The latter route is obviously the most fun but the key is in how that player is picked. The experienced third-choice goalkeeper has to be mid-30s with a greying beard, at least 20 or so Premier League appearances years ago and a handful of early to mid-2000s England call-ups.

Alex Smithies is too young (32), too fresh-faced, has never played in the top flight and is without Three Lions recognition under a manager who once named Marcus Bettinelli in his squad. Leicester are doing it all wrong. They’ve ruined it. And the only way they can rescue this is to coax Ben Foster out of retirement and into fulfilling his late career destiny of doing training drills and sitting on a bench up to twice a week in between his YouTube videos.


Arthur Melo (Liverpool)
The spectre of Ben Davies has already been shrugged off. The almost sacrificial 13 minutes given to Arthur Melo during the Champions League defeat to Napoli means it has not been another completely forgettable and avoidable waste of everyone’s time at Liverpool. But the Brazilian midfielder has some catching up to do on Steven Caulker.

That Jurgen Klopp described the Napoli loss as “the worst game since I’ve been here” is instructive.

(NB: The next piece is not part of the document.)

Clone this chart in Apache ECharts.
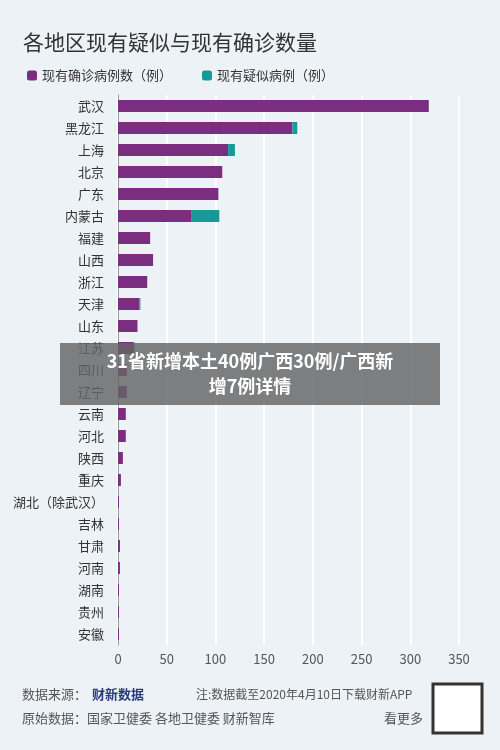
<!DOCTYPE html><html><head><meta charset="utf-8"><script src="https://cdn.jsdelivr.net/npm/echarts@6/dist/echarts.min.js"></script>
<style>html,body{margin:0;background:#edf2f6}#c{width:500px;height:750px}</style></head><body><div id="c"></div><script>
const categories=['武汉','黑龙江','上海','北京','广东','内蒙古','福建','山西','浙江','天津','山东','江苏','四川','辽宁','云南','河北','陕西','重庆','湖北（除武汉）','吉林','甘肃','河南','湖南','贵州','安徽'];
const confirmed=[319,179,113,107,103,75,33,36,30,22,20,16,9,9,8,8,5,3,1,1,2,2,1,1,1];
const suspected=[0,5,7,0,0,29,0,0,0,1,0,1,0,0,0,0,0,0,0,0,0,0,0,0,0];
const xTicks=[0,50,100,150,200,250,300,350];
const F='"Noto Sans CJK SC",sans-serif';
const ch=echarts.init(document.getElementById('c'));
ch.setOption({backgroundColor:'#edf2f6',animation:false,
title:{text:'各地区现有疑似与现有确诊数量',left:18,top:27,textStyle:{fontFamily:F,fontSize:21,fontWeight:'normal',color:'#333'}},
legend:{left:22,top:64,itemWidth:10,itemHeight:10,itemGap:30,textStyle:{fontFamily:F,fontSize:13,color:'#333'},data:['现有确诊病例数（例）','现有疑似病例（例）']},
grid:{left:118,right:41,top:95,bottom:105},
xAxis:{type:'value',min:0,max:350,interval:50,axisLine:{show:false},axisTick:{show:false},splitLine:{lineStyle:{color:'#fff',width:2}},axisLabel:{fontFamily:F,fontSize:13,color:'#555',formatter:v=>xTicks.includes(v)?String(v):''}},
yAxis:{type:'category',inverse:true,data:categories,axisLine:{lineStyle:{color:'#999'}},axisTick:{lineStyle:{color:'#999'}},axisLabel:{fontFamily:F,fontSize:13,color:'#333',margin:14}},
series:[{name:'现有确诊病例数（例）',type:'bar',stack:'a',barWidth:12,data:confirmed,itemStyle:{color:'#7b2d80'}},
{name:'现有疑似病例（例）',type:'bar',stack:'a',barWidth:12,data:suspected,itemStyle:{color:'#17999a'}}],
graphic:[
{type:'rect',z:100,shape:{x:60,y:343,width:380,height:62},style:{fill:'rgba(100,100,100,0.82)'}},
{type:'text',z:101,left:'center',top:349,style:{text:'31省新增本土40例广西30例/广西新\n增7例详情',fill:'#fff',font:'bold 18px '+F,textAlign:'center',lineHeight:25}},
{type:'text',left:22,top:688,style:{text:'数据来源：',fill:'#555',font:'13px '+F}},
{type:'text',left:92,top:688,style:{text:'财新数据',fill:'#2a3a7a',font:'bold 13px '+F}},
{type:'text',left:196,top:688,style:{text:'注:数据截至2020年4月10日下载财新APP',fill:'#555',font:'12px '+F}},
{type:'text',left:22,top:712,style:{text:'原始数据：国家卫健委 各地卫健委 财新智库',fill:'#555',font:'13px '+F}},
{type:'text',left:384,top:712,style:{text:'看更多',fill:'#555',font:'13px '+F}},
{type:'rect',shape:{x:433,y:684,width:49,height:49},style:{fill:'#fff',stroke:'#333',lineWidth:3}}
]});
</script></body></html>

Arthur was thrown in at that deep but meaningless end and stayed afloat. He played no part of the subsequent Ajax win, which Thiago, Fabinho and Harvey Elliott started and James Milner and Stefan Bajcetic were later introduced to.

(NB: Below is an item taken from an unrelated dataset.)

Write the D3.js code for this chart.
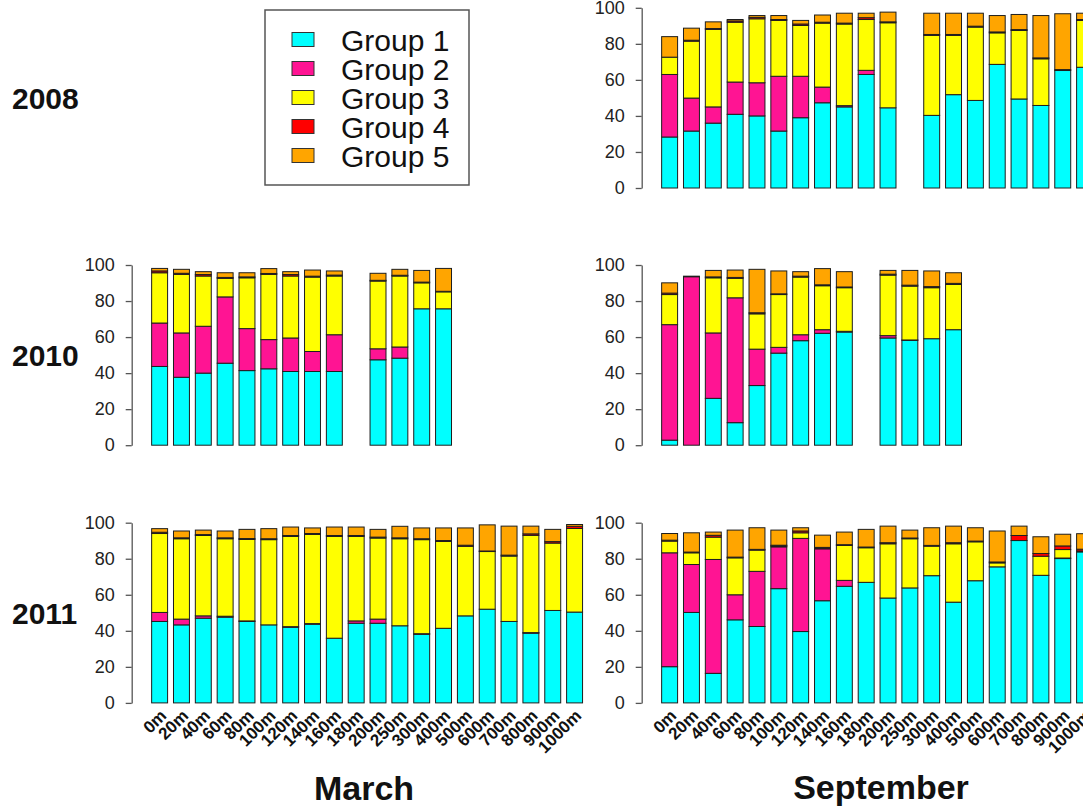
<!DOCTYPE html>
<html>
<head>
<meta charset="utf-8">
<script src="https://cdn.jsdelivr.net/npm/d3@7"></script>
<style>
  body { margin: 0; background: #fff; }
  svg { display: block; font-family: "Liberation Sans", Arial, Helvetica, sans-serif; }
  .ytick text { font-size: 18px; fill: #222; }
  .ytick path, .ytick line { stroke: #555; stroke-width: 1.3; }
</style>
</head>
<body>
<div id="chart"></div>
<script>
// depth categories (x axis)
var categories = ["0m", "20m", "40m", "60m", "80m", "100m", "120m", "140m", "160m", "180m",
  "200m", "250m", "300m", "400m", "500m", "600m", "700m", "800m", "900m", "1000m"];
var groups = ["Group 1", "Group 2", "Group 3", "Group 4", "Group 5"];
var colors = ["#00FFFF", "#FF1493", "#FFFF00", "#FF0000", "#FFA500"];
var yTicks = [0, 20, 40, 60, 80, 100];

// percentages per group (rows = Group 1..5), null = no sample
var sep2008 = [
  [28.3, 31.6, 36, 40.9, 40, 31.6, 39, 47.3, 45, 63, 44.5, null, 40.3, 51.8, 48.6, 68.6, 49.4, 45.8, 65.2, 67],
  [34.7, 18.3, 9, 17.9, 18.4, 30.4, 23, 8.7, 0.7, 2.3, 0, null, 0, 0, 0, 0, 0, 0, 0, 0],
  [9.6, 31.6, 43, 33.2, 35.5, 31, 28.2, 35.5, 45.3, 28.2, 47.2, null, 44.4, 32.9, 40.7, 17.5, 38, 25.9, 0.5, 26],
  [0, 0.5, 0.5, 0.7, 0.8, 0.5, 0.8, 0.5, 0.5, 1, 0.5, null, 0.5, 0.5, 0.5, 0.5, 0.5, 0.5, 0, 0.5],
  [11.4, 6.7, 3.7, 0.8, 1, 2.2, 2, 4, 5.5, 2.5, 5.4, null, 11.8, 11.8, 7.2, 9.1, 8.4, 23.5, 31, 3.5]
];
var mar2010 = [
  [43.7, 37.7, 40, 45.5, 41.4, 42.4, 40.9, 40.9, 40.9, null, 47.4, 48.3, 75.7, 75.7, null, null, null, null, null, null],
  [24.1, 24.6, 26, 36.8, 23.3, 16.2, 18.6, 11.1, 20.4, null, 6.1, 6.2, 0, 0, null, null, null, null, null, null],
  [27.9, 32.5, 27.9, 10.3, 28.2, 36.2, 34.4, 41.3, 32.6, null, 37.6, 39.4, 14.4, 9.4, null, null, null, null, null, null],
  [1, 0.6, 0.8, 0.5, 0.5, 0.5, 0.8, 0.5, 0.5, null, 0.4, 0.4, 0.4, 0.3, null, null, null, null, null, null],
  [1.4, 2.2, 1.6, 2.6, 2.3, 2.7, 1.6, 3.4, 2.3, null, 3.9, 3.3, 6.5, 12.7, null, null, null, null, null, null]
];
var sep2010 = [
  [2.8, 0, 26, 12.5, 33.1, 51.1, 58, 62.1, 62.8, null, 59.5, 58.2, 59.1, 64.1, null, null, null, null, null, null],
  [64.1, 93.5, 36.3, 69.3, 20.2, 3.2, 3.3, 2, 0.4, null, 1.3, 0.2, 0, 0, null, null, null, null, null, null],
  [16.7, 0, 30.6, 10.8, 19.6, 29.3, 32, 24.4, 24.2, null, 33.6, 29.9, 28.3, 25.1, null, null, null, null, null, null],
  [0.8, 0, 0.5, 0.5, 0.6, 0.4, 0.5, 0.5, 0.4, null, 0.5, 0.5, 0.6, 0.6, null, null, null, null, null, null],
  [5.7, 0.3, 3.6, 4.1, 24.1, 12.7, 2.5, 9, 8.5, null, 2.1, 8.2, 8.7, 5.9, null, null, null, null, null, null]
];
var mar2011 = [
  [45.2, 43.3, 47, 47.6, 45.2, 43.3, 42, 43.7, 35.9, 44.2, 44.2, 42.8, 38.1, 41.4, 48.3, 52, 45.2, 38.7, 51.3, 50.4],
  [5, 3.2, 1.3, 0.5, 0.3, 0, 0.3, 0.3, 0, 1.3, 2.3, 0, 0.3, 0, 0, 0, 0, 0.3, 0, 0],
  [43.8, 44.6, 44.6, 43, 45.2, 47.3, 50.1, 49.5, 56.5, 46.9, 45, 48.3, 52.2, 48.2, 38.6, 32, 36.3, 54, 37.4, 46.4],
  [0.7, 0.5, 0.5, 0.5, 0.5, 0.5, 0.5, 0.5, 0.5, 0.5, 0.5, 0.5, 0.5, 0.5, 0.6, 0.3, 0.5, 0.8, 0.8, 1.2],
  [2, 3.8, 2.5, 3.8, 5.1, 5.6, 4.7, 3.1, 4.7, 4.7, 4.3, 6.4, 6, 7, 9.6, 14.5, 16.1, 4.3, 6.8, 1]
];
var sep2011 = [
  [20.1, 50.2, 16.4, 46.1, 42.4, 63.4, 39.6, 56.7, 64.7, 66.9, 58.2, 63.8, 70.6, 55.9, 67.8, 75.5, 90.1, 70.8, 80.1, 83.8],
  [63.2, 26.6, 63.2, 13.9, 30.6, 23.2, 51.7, 28.8, 3.3, 0, 0, 0, 0, 0, 0, 0, 0, 0, 0.3, 0],
  [6.5, 6.5, 12.4, 20.5, 11.8, 0.5, 3.1, 0.4, 19.4, 19.2, 30.1, 27.3, 16.4, 32.4, 21.6, 2.2, 0, 10.6, 4.7, 0.5],
  [0.5, 0.4, 1, 0.4, 0.4, 0.4, 1, 0.4, 0.4, 0.4, 0.6, 0.4, 0.4, 0.6, 0.4, 0.5, 2.8, 1.5, 2, 1],
  [3.7, 10.7, 1.8, 15, 12, 8.4, 1.8, 6.8, 7, 9.8, 9.2, 4.4, 9.8, 9.2, 7.4, 17.2, 5.2, 9.3, 6.5, 8.6]
];

var svgWidth = 1083;
var svgHeight = 810;

// panel layout (R-like multi panel: 3 rows x 2 columns)
var axisX = [131.7, 641.7];
var rowTop = [7.8, 265, 522.7];
var plotH = 180.2;
var step = 21.84;
var yearLabels = ["2008", "2010", "2011"];

var panels = [
  { values: sep2008, col: 1, row: 0, xlabels: false },
  { values: mar2010, col: 0, row: 1, xlabels: false },
  { values: sep2010, col: 1, row: 1, xlabels: false },
  { values: mar2011, col: 0, row: 2, xlabels: true },
  { values: sep2011, col: 1, row: 2, xlabels: true }
];

var svg = d3.select("#chart")
  .append("svg")
  .attr("width", svgWidth)
  .attr("height", svgHeight);

var stack = d3.stack().keys(d3.range(groups.length));

panels.forEach(function(p) {
  var x0 = axisX[p.col] + 17;
  var x = d3.scaleBand()
    .domain(categories)
    .range([x0, x0 + step * categories.length])
    .paddingInner(0.27)
    .paddingOuter(0.135);

  var y = d3.scaleLinear()
    .domain([0, 100])
    .range([rowTop[p.row] + plotH, rowTop[p.row]]);

  // rows for the stack, skip missing bars
  var rows = [];
  categories.forEach(function(c, i) {
    if (p.values[0][i] == null) return;
    var r = { cat: c };
    p.values.forEach(function(g, k) { r[k] = g[i]; });
    rows.push(r);
  });

  var series = stack(rows);
  var g = svg.append("g");

  g.selectAll("g.layer")
    .data(series)
    .enter()
    .append("g")
    .attr("class", "layer")
    .attr("fill", function(s) { return colors[s.key]; })
    .selectAll("rect")
    .data(function(s) { return s; })
    .enter()
    .append("rect")
    .attr("x", function(d) { return x(d.data.cat); })
    .attr("width", x.bandwidth())
    .attr("y", function(d) { return y(d[1]); })
    .attr("height", function(d) { return y(d[0]) - y(d[1]); })
    .attr("stroke", "#1e1e1e")
    .attr("stroke-width", 1);

  // y axis
  svg.append("g")
    .attr("class", "ytick")
    .attr("transform", `translate(${axisX[p.col]}, 0)`)
    .call(d3.axisLeft(y).tickValues(yTicks).tickSize(6).tickSizeOuter(0).tickPadding(11))
    .call(function(a) { a.select(".domain").attr("fill", "none"); });

  if (p.xlabels) {
    svg.append("g").selectAll("text")
      .data(categories)
      .enter()
      .append("text")
      .attr("transform", function(d) {
        return `translate(${x(d) + x.bandwidth() / 2 + 4}, ${y(0) + 10}) rotate(-45)`;
      })
      .attr("text-anchor", "end")
      .attr("dominant-baseline", "central")
      .style("font-size", "17px")
      .style("font-weight", "bold")
      .style("fill", "#111")
      .text(function(d) { return d; });
  }
});

// year labels on the left
yearLabels.forEach(function(t, r) {
  svg.append("text")
    .attr("x", 12)
    .attr("y", rowTop[r] + plotH / 2 + 11)
    .style("font-size", "30px")
    .style("font-weight", "bold")
    .style("fill", "#111")
    .text(t);
});

// month titles
svg.append("text")
  .attr("x", 364)
  .attr("y", 800)
  .attr("text-anchor", "middle")
  .style("font-size", "34px")
  .style("font-weight", "bold")
  .style("fill", "#111")
  .text("March");

svg.append("text")
  .attr("x", 881)
  .attr("y", 799)
  .attr("text-anchor", "middle")
  .style("font-size", "34px")
  .style("font-weight", "bold")
  .style("fill", "#111")
  .text("September");

// legend
var legend = svg.append("g");
legend.append("rect")
  .attr("x", 265)
  .attr("y", 10)
  .attr("width", 204)
  .attr("height", 175)
  .attr("fill", "none")
  .attr("stroke", "#555")
  .attr("stroke-width", 1.5);

var items = legend.selectAll("g.item")
  .data(groups)
  .enter()
  .append("g")
  .attr("class", "item")
  .attr("transform", function(d, i) { return `translate(0, ${39.5 + i * 29})`; });

items.append("rect")
  .attr("x", 292)
  .attr("y", -7)
  .attr("width", 22)
  .attr("height", 14)
  .attr("fill", function(d, i) { return colors[i]; })
  .attr("stroke", "#333")
  .attr("stroke-width", 1);

items.append("text")
  .attr("x", 341)
  .attr("y", 11.5)
  .style("font-size", "30px")
  .style("fill", "#111")
  .text(function(d) { return d; });
</script>
</body>
</html>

Getting up to Premier League pace is one thing but Arthur has the requisite European experience to suit his game, yet he has still been overlooked by a Liverpool manager who simply wanted more injury-prone bodies in midfield rather than the 26-year-old specifically.

There is a reason Klopp has loaned so few players at Liverpool. His methods can take months to learn and understand and investing that time into another club’s player makes no sense. There is a buy option in the Arthur deal but all attention will have turned to procuring Jude Bellingham by the end of this season, when Arthur will be returned to Juventus with barely a scratch.

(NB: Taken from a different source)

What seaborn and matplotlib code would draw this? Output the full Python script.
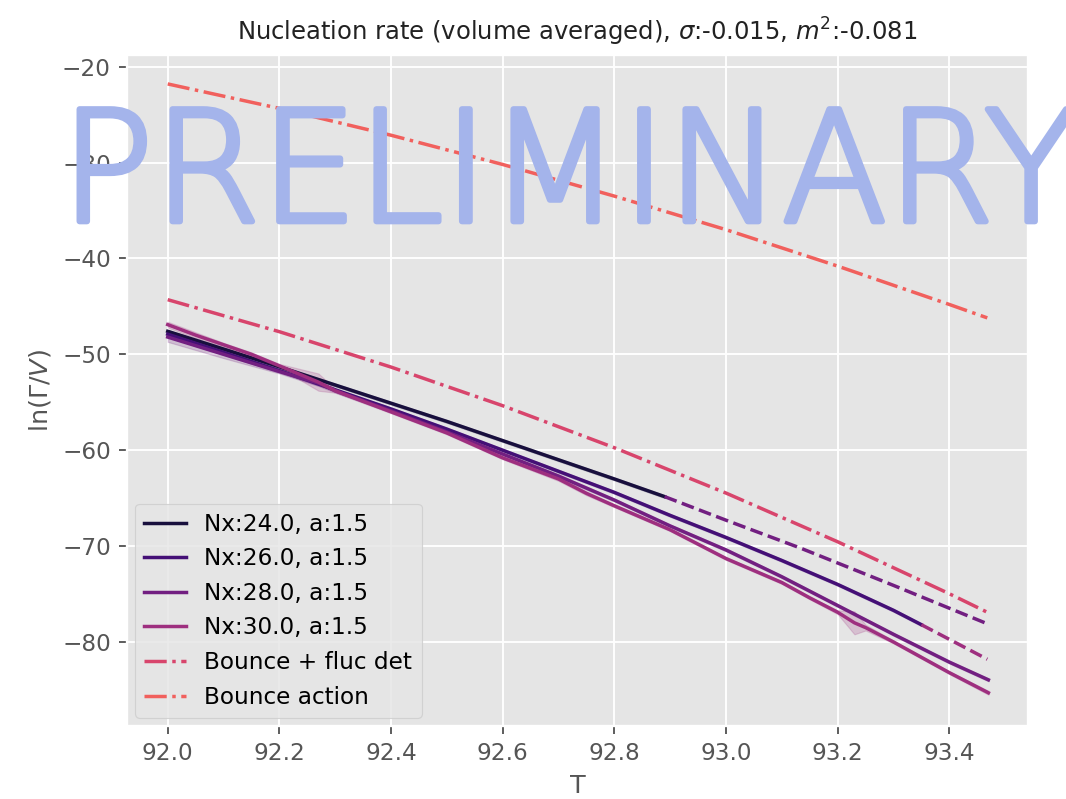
import numpy as np
import pandas as pd
import matplotlib
matplotlib.use("Agg")
import matplotlib.pyplot as plt
import matplotlib.patheffects as pe
import seaborn as sns

# ---------------- data ----------------
T_24 = [92.0, 92.1, 92.2, 92.3, 92.4, 92.5, 92.6, 92.7, 92.8, 92.89]
y_24 = [-47.6, -49.45, -51.3, -53.2, -55.1, -57.0, -59.0, -61.0, -63.0, -64.84]
s_24 = [0.15] * len(T_24)

T_26 = [92.0, 92.1, 92.2, 92.3, 92.4, 92.5, 92.6, 92.7, 92.8, 92.9, 93.0, 93.1, 93.2, 93.3, 93.35]
y_26 = [-47.9, -49.8, -51.7, -53.7, -55.7, -57.8, -60.0, -62.2, -64.4, -66.8, -69.1, -71.5, -74.0, -76.7, -78.2]
s_26 = [0.3, 0.25, 0.2, 0.15, 0.15, 0.15, 0.15, 0.15, 0.15, 0.15, 0.15, 0.15, 0.15, 0.15, 0.15]

T_28 = [92.0, 92.1, 92.2, 92.27, 92.3, 92.4, 92.5, 92.6, 92.7, 92.8, 92.9, 93.0, 93.1, 93.2, 93.3, 93.4, 93.47]
y_28 = [-48.2, -50.0, -51.8, -53.0, -53.8, -55.9, -58.1, -60.4, -62.7, -65.2, -67.9, -70.4, -73.2, -76.2, -79.2, -82.1, -83.95]
s_28 = [0.5, 0.4, 0.2, 0.3, 0.2, 0.15, 0.15, 0.15, 0.2, 0.15, 0.15, 0.15, 0.15, 0.15, 0.15, 0.15, 0.15]

T_30 = [92.0, 92.05, 92.1, 92.15, 92.2, 92.27, 92.3, 92.4, 92.5, 92.6, 92.7, 92.75, 92.8, 92.9,
        93.0, 93.1, 93.15, 93.2, 93.23, 93.25, 93.3, 93.4, 93.47]
y_30 = [-46.9, -48.0, -49.0, -50.0, -51.2, -52.9, -53.8, -56.0, -58.2, -60.8, -63.0, -64.5, -65.8, -68.3,
        -71.3, -73.8, -75.4, -76.9, -78.0, -78.5, -80.0, -83.2, -85.3]
s_30 = [0.3, 0.3, 0.2, 0.2, 0.2, 0.9, 0.2, 0.15, 0.15, 0.15, 0.2, 0.2, 0.15, 0.15,
        0.15, 0.15, 0.15, 0.2, 1.2, 0.3, 0.15, 0.15, 0.2]

# extrapolations (dashed)
T_24_ext = [92.89, 93.0, 93.133, 93.3, 93.468]
y_24_ext = [-64.84, -67.3, -70.2, -74.1, -78.1]
T_26_ext = [93.35, 93.468]
y_26_ext = [-78.2, -81.8]

T_theory = [92.0, 92.2, 92.4, 92.6, 92.8, 93.0, 93.2, 93.4, 93.468]
bounce_fluc = [-44.3, -47.64, -51.33, -55.36, -59.74, -64.47, -69.55, -74.97, -76.9]
bounce_action = [-21.8, -24.35, -27.15, -30.2, -33.5, -37.0, -40.8, -44.8, -46.2]

labels = ["Nx:24.0, a:1.5", "Nx:26.0, a:1.5", "Nx:28.0, a:1.5", "Nx:30.0, a:1.5"]
title = r"Nucleation rate (volume averaged), $\sigma$:-0.015, $m^2$:-0.081"

# ---------------- plotting ----------------
plt.style.use("ggplot")
pal = sns.color_palette("magma", 8)
c_fluc = sns.color_palette("magma", 100)[58]

dpi = 1066 / 6.4
fig = plt.figure(figsize=(6.4, 799 / dpi), dpi=dpi)
ax = fig.add_axes([0.1191, 0.0914, 0.9644 - 0.1191, 0.9312 - 0.0914])

measured = [(T_24, y_24, s_24), (T_26, y_26, s_26), (T_28, y_28, s_28), (T_30, y_30, s_30)]
for i, ((T, y, s), lab) in enumerate(zip(measured, labels)):
    T = np.asarray(T); y = np.asarray(y); s = np.asarray(s)
    df = pd.DataFrame({"T": np.concatenate([T, T]), "v": np.concatenate([y - s, y + s])})
    sns.lineplot(data=df, x="T", y="v", ax=ax, color=pal[i], errorbar=("pi", 100),
                 label=lab, lw=1.5)

sns.lineplot(x=T_24_ext, y=y_24_ext, ax=ax, color=pal[2], ls="--", lw=1.5)
sns.lineplot(x=T_26_ext, y=y_26_ext, ax=ax, color=pal[3], ls="--", lw=1.5)
sns.lineplot(x=T_theory, y=bounce_fluc, ax=ax, color=c_fluc, ls="-.", lw=1.5, label="Bounce + fluc det")
sns.lineplot(x=T_theory, y=bounce_action, ax=ax, color=pal[5], ls="-.", lw=1.5, label="Bounce action")

ax.set_xlim(91.927, 93.541)
ax.set_ylim(-88.76, -18.78)
ax.set_xticks([92.0, 92.2, 92.4, 92.6, 92.8, 93.0, 93.2, 93.4])
ax.set_yticks([-80, -70, -60, -50, -40, -30, -20])
ax.set_xlabel("T", fontsize=11)
ax.set_ylabel(r"$\ln(\Gamma/V)$", fontsize=11)
ax.set_title(title, fontsize=10.5, color="#222222")
ax.legend(loc="lower left", fontsize=10, borderaxespad=0.35, handlelength=1.8)

wm_color = "#a4b4eb"
fig.text(0.057, 0.723, "PRELIMINARY", fontsize=66.5, color=wm_color,
         ha="left", va="baseline", fontweight=200,
         path_effects=[pe.withStroke(linewidth=2.6, foreground=wm_color)])

fig.savefig("out.png", dpi=dpi)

Kalvin Phillips (Manchester City)
Not every Manchester City player acclimatises quite as well as Erling Haaland. Rodri endured a difficult first season in midfield to say the least. Riyad Mahrez started 18 Premier and Champions League games in his debut campaign. Joao Cancelo was initially a deputy in both full-back positions. Jack Grealish is still at the phase of his bedding-in period where he is walking awkwardly down the shop aisle while everyone watches.

How Kalvin Phillips yearns for as much as that. Twelve minutes at 3-0 up against Sevilla, with a couple of stoppage-time cameos thrown in, is not what he signed up for. The giant fish in a small pond at Leeds is drowning in the Manchester City talent pool as he gets to grips with the minutiae of Pep Guardiola’s demands.

This will all look incredibly silly next season when is captain of a Quadruple-winning team while not missing a minute, but there is a very real prospect that Phillips plays more often for his country than his club this season, like Miroslav Klose with a top knot.


Giulian Biancone (Nottingham Forest)
Steve Cooper had no choice but to sign an entire new squad this summer but a by-product of such influx is that some newbies will start on the periphery and never advance from there.

Of the 22 players who were stuffed into the last window, five have not featured in the Premier League. Wayne Hennessey’s League Cup start leaves a quartet of unseen Forest faces.

Omar Richards is injured. The Tricky Trees have played just once since both Loic Bade and Willy Boly joined. Serge Aurier completed his move after that Bournemouth game.

Beyond those four and Hennessey, the new Forest signing to have played the least is Giulian Biancone. Given he joined in early July for around £9m, there is no such excuse for his absence. The French right-back played in the League Cup, then for 12 chastening minutes at centre-half against Manchester City, and has clearly deemed that to be quite enough thank you very much.


Flynn Downes (West Ham)
The regular transfer complaints of David Moyes do appear to have eased somewhat at West Ham. Perhaps he noticed the club signed three players for at least £30m this summer, with eight new additions to a squad he often described as “stale”.

There has still been a curious reluctance to lean on those players, with Moyes often favouring the tried, tested and knackered options that were already at his disposal.

Gianluca Scamacca is becoming difficult to ignore for much longer. Alphonse Areola cannot dislodge Lukasz Fabianski. Maxwel Cornet deserves an opportunity that extends beyond a quarter of an hour.

Then there is Flynn Downes, a £12m arrival from Swansea. The midfielder was man of the match on his full debut in the Europa Conference against FCSB but has not been seen since. One minute on the opening weekend against Manchester City is the sum total of his Premier League offering thus far. Conor Coventry has played almost as much.